Whose Truth
“Tell the truth to yourself, and the rest will fall in place” - The Avett Brothers
When I first started my career as a lawyer, I firmly believed there was only one truth—one “right.” And while it might’ve taken some time, if we simply kept digging, taking depositions, looking at documents and interviewing people, we would find the truth, and the outcome would be clear.
But over the years, I’ve come to realize that this is simply not true.
When we tell our stories to other people, we do a fair bit of editing. Oftentimes, we tell the truth we wish were true. We leave out some of the struggles, we amplify the successes, we gloss over the pain.
And then there are the stories we tell ourselves. With rare exceptions, we also often tell ourselves the truth we wish were true. Sometimes that “truth” focuses on the positive (“I was the hero of the day,” when it was really a team effort). Other times, we use the “truth” to forgive our inaction (“I’m just one person, what can I do?” or “My actions don’t matter. Lots of other people will show up, so I won’t be missed”).
And then there are the really destructive “truths” we tell ourselves—the ones that aren’t true at all:
“I’m a bad person.”
“This is all my fault.”
“I don’t deserve (fill in the blank).”
“I’m not loveable.”
For these thoughts, we need to step back and really examine what’s actually the truth. Byron Katie calls this “The Work.” In this case, there are four questions we should ask:
- Is it true?
- Can you absolutely know that it’s true?
- How do you react when you believe that thought?
- Who would you be without the thought?
I’ve listened to The Avett Brothers’ new album, Closer Than Together, on my Spotify playlist pretty much every day since it was released last month. The tune and phrase that keeps sticking in my mind is “Tell the truth to yourself, and the rest will fall in place.”
It’s so easy to ignore the messy things—to gloss over the painful bits, to blame the hard facts on others and to tell ourselves things that aren’t true at all. Why is it so hard to say “this is my truth,” without editing or judging? Is it because we fear the judgment of others, or because we’re afraid to acknowledge the hard things because doing so might mean we don’t get what we want (approval, love, or another term in office)?

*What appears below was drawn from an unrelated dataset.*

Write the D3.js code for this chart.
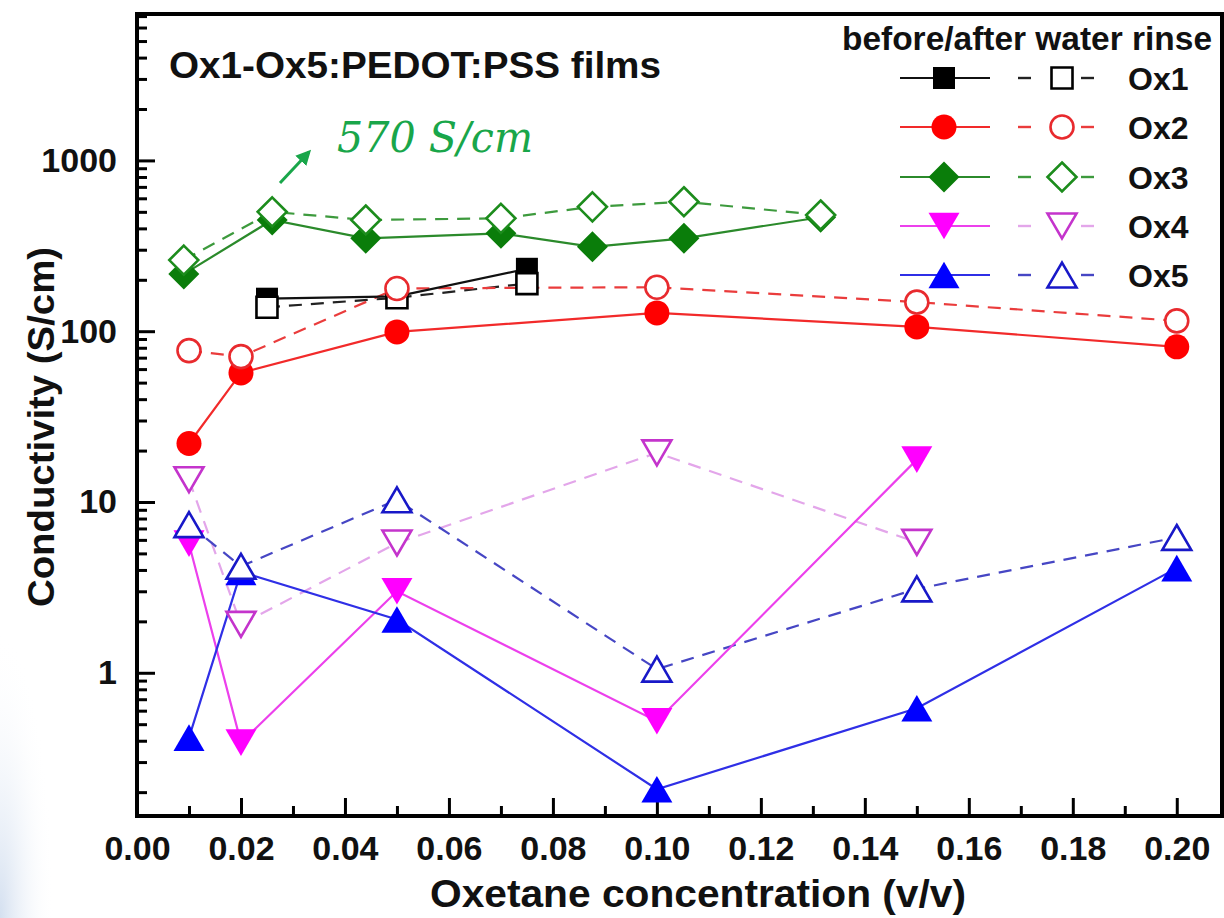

Or is it because the truth might mean we have to change, and change can be uncomfortable?
I wish I had some great truth to share with you as an ending. That would be tidy and satisfying. But I don’t. However, what I do know is that as we watch the current political drama unfold—and as we move through the often-challenging holidays—it’s important to wrestle with these questions. Our tendency to avoid hard truths is damaging, and so is our tendency to tell ourselves things that are clearly untrue. Since I don’t have a great answer, I’m going to rely on the Avett Brothers and trust that things will fall in place.